*Direction*.
Transcribe every entry below word for word, but skip the pictures.

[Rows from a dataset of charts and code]

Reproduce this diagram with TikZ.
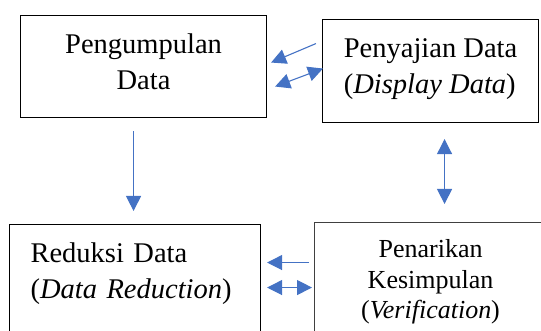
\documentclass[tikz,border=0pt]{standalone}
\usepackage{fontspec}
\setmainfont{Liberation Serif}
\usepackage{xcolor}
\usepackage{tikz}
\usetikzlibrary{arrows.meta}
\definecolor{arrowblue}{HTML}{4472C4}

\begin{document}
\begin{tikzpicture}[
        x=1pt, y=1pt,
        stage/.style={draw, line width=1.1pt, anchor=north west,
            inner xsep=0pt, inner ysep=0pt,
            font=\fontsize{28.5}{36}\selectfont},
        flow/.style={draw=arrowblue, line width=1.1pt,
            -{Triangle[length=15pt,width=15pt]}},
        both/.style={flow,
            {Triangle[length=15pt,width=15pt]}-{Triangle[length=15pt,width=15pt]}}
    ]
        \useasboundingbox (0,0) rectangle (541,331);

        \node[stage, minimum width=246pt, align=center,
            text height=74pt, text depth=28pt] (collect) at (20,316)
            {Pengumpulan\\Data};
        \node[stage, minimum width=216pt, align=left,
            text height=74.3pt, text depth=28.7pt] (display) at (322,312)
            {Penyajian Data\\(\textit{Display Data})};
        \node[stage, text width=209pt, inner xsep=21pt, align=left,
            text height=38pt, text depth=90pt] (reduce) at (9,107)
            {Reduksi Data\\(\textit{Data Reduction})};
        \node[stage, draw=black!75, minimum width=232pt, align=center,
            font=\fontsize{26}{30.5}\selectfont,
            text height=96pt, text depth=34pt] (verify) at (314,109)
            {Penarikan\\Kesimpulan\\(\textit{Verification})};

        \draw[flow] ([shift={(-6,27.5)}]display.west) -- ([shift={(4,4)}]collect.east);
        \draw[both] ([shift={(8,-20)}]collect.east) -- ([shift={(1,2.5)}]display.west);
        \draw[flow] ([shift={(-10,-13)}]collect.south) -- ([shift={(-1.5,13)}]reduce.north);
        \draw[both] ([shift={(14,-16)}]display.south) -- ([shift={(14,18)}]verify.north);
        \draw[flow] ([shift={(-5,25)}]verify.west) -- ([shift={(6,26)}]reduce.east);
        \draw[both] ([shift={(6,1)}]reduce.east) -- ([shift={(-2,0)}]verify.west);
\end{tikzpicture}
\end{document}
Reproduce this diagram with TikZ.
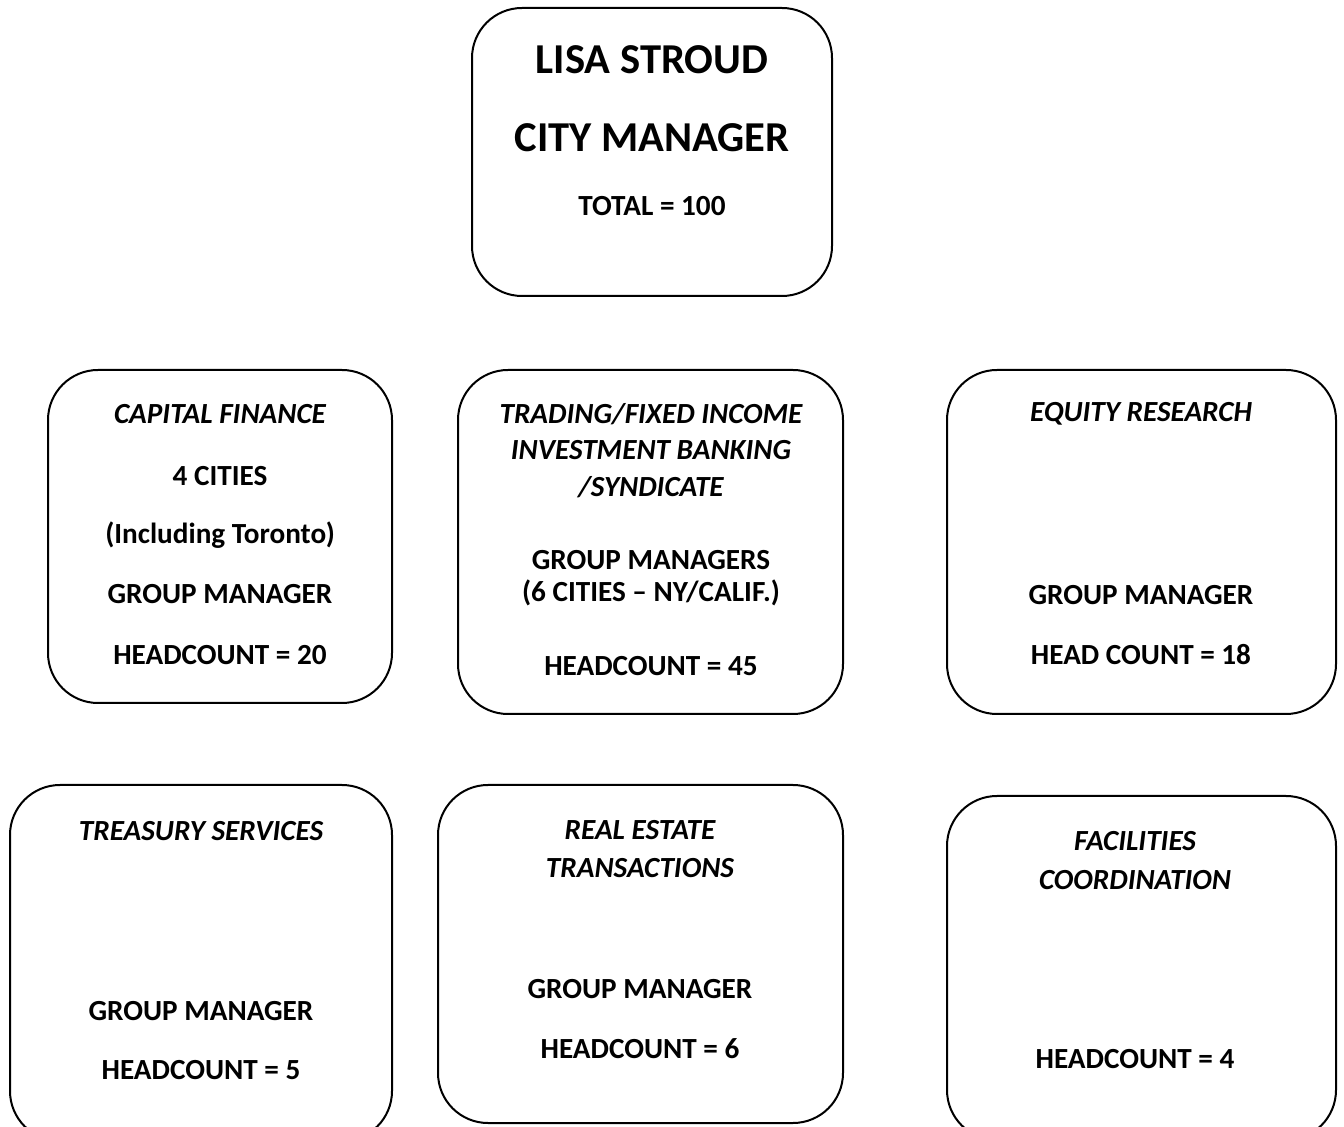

*Answer to the problem*.
Reproduce this diagram with TikZ.
\documentclass[tikz,border=0pt]{standalone}
\usepackage{fontspec}
\setmainfont{Liberation Serif}
\usepackage{xcolor}
\usepackage{tikz}
\usetikzlibrary{arrows.meta}
\definecolor{arrowblue}{HTML}{4472C4}

\begin{document}
\begin{tikzpicture}[
        x=1pt, y=1pt,
        stage/.style={draw, line width=1.1pt, anchor=north west,
            inner xsep=0pt, inner ysep=0pt,
            font=\fontsize{28.5}{36}\selectfont},
        flow/.style={draw=arrowblue, line width=1.1pt,
            -{Triangle[length=15pt,width=15pt]}},
        both/.style={flow,
            {Triangle[length=15pt,width=15pt]}-{Triangle[length=15pt,width=15pt]}}
    ]
        \useasboundingbox (0,0) rectangle (541,331);

        \node[stage, minimum width=246pt, align=center,
            text height=74pt, text depth=28pt] (collect) at (20,316)
            {Pengumpulan\\Data};
        \node[stage, minimum width=216pt, align=left,
            text height=74.3pt, text depth=28.7pt] (display) at (322,312)
            {Penyajian Data\\(\textit{Display Data})};
        \node[stage, text width=209pt, inner xsep=21pt, align=left,
            text height=38pt, text depth=90pt] (reduce) at (9,107)
            {Reduksi Data\\(\textit{Data Reduction})};
        \node[stage, draw=black!75, minimum width=232pt, align=center,
            font=\fontsize{26}{30.5}\selectfont,
            text height=96pt, text depth=34pt] (verify) at (314,109)
            {Penarikan\\Kesimpulan\\(\textit{Verification})};

        \draw[flow] ([shift={(-6,27.5)}]display.west) -- ([shift={(4,4)}]collect.east);
        \draw[both] ([shift={(8,-20)}]collect.east) -- ([shift={(1,2.5)}]display.west);
        \draw[flow] ([shift={(-10,-13)}]collect.south) -- ([shift={(-1.5,13)}]reduce.north);
        \draw[both] ([shift={(14,-16)}]display.south) -- ([shift={(14,18)}]verify.north);
        \draw[flow] ([shift={(-5,25)}]verify.west) -- ([shift={(6,26)}]reduce.east);
        \draw[both] ([shift={(6,1)}]reduce.east) -- ([shift={(-2,0)}]verify.west);
\end{tikzpicture}
\end{document}
Reproduce this diagram with TikZ.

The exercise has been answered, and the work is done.